Officials claimed six suspects in the August assassination of Ecuador presidential candidate and anti-corruption campaigner Fernando Villavicencio were slain in prison on Friday.
Ecuador Presidential Candidate Murderers’ Death in Prison
The SNAI prisons authorities initially said “an event occurred” in Guayaquil’s Guayas 1 prison “resulting in six dead people.” The fatalities, according to a later statement, were “of Colombian nationality and accused of the murder of Ecuador presidential candidate Fernando Villavicencio.” Villavicencio, a 59-year-old journalist, was shot as he exited a Quito campaign rally a few days before the first round of voting.

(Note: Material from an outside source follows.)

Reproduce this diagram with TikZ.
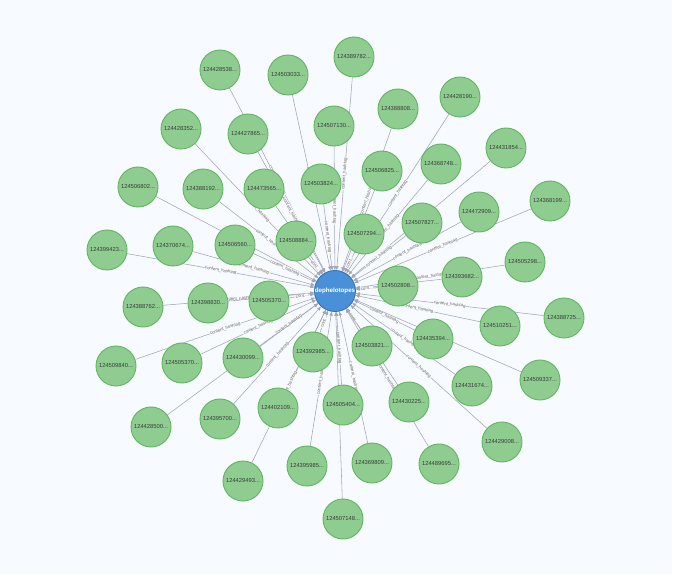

President of Ecuador Guillermo Lasso declared he would handle the jail deaths as soon as he returned from a foreign trip.
Lasso was scheduled to attend trade negotiations in Seoul on Saturday after a personal trip to New York on Thursday. To manage the emergency, Lasso stated on X, formerly Twitter, that he would be returning to Ecuador in a few hours. The truth will come out and there is nothing to conceal. In response to the disruption that happened Friday afternoon, security measures were being carried out by public prosecutors, police, and military personnel. According to his statement on X, to seize control of the situation, professional military forces will launch the initial raids and reconnaissance of Cellblock 7, the source of the occurrences, in the next several hours.
Death of Prisoners Under Investigation
In Guayaquil, a major port city, rival drug-trafficking gangs are fighting brutal turf wars in five prisons. Guayas 1 is one of them. In late July, a Guayas 1 jail riot killed around 30 people. The death of Villavicencio, who was polling second, shook Ecuador days before national elections amid corruption and security concerns. Six Colombians with lengthy criminal backgrounds were apprehended shortly after, while a seventh was slain on the spot. Villavicencio investigated many cases, including exposing a massive bribery network that got former president Rafael Correa eight years in prison.
Correa has been in Belgium for six years following his escape from jail. With his outspokenness against cartels, many of whom operate out of Ecuadorian prisons, Villavicencio angered gangs and drug traffickers. Since 2021, warring gangs have killed over 430 detainees, dozens of them dismembered and burned. Dozens of guards were kidnapped at jails nationwide in late August and freed. Between 2018 and 2022, Ecuador’s street killings doubled to a record 26 per 100,000. That rate could reach 40 this year, say experts.
Ecuador was previously a tranquil sanctuary between Colombia and Peru, the world’s major cocaine producers. The war on drugs in other South American countries moved drug cartels to Ecuador, which has huge Pacific ports, lax controls, corruption, and a dollarized economy. The jail crisis is a major issue ahead of the October 15 second-round election between socialist lawyer Luisa Gonzalez and 35-year-old upstart Daniel Noboa.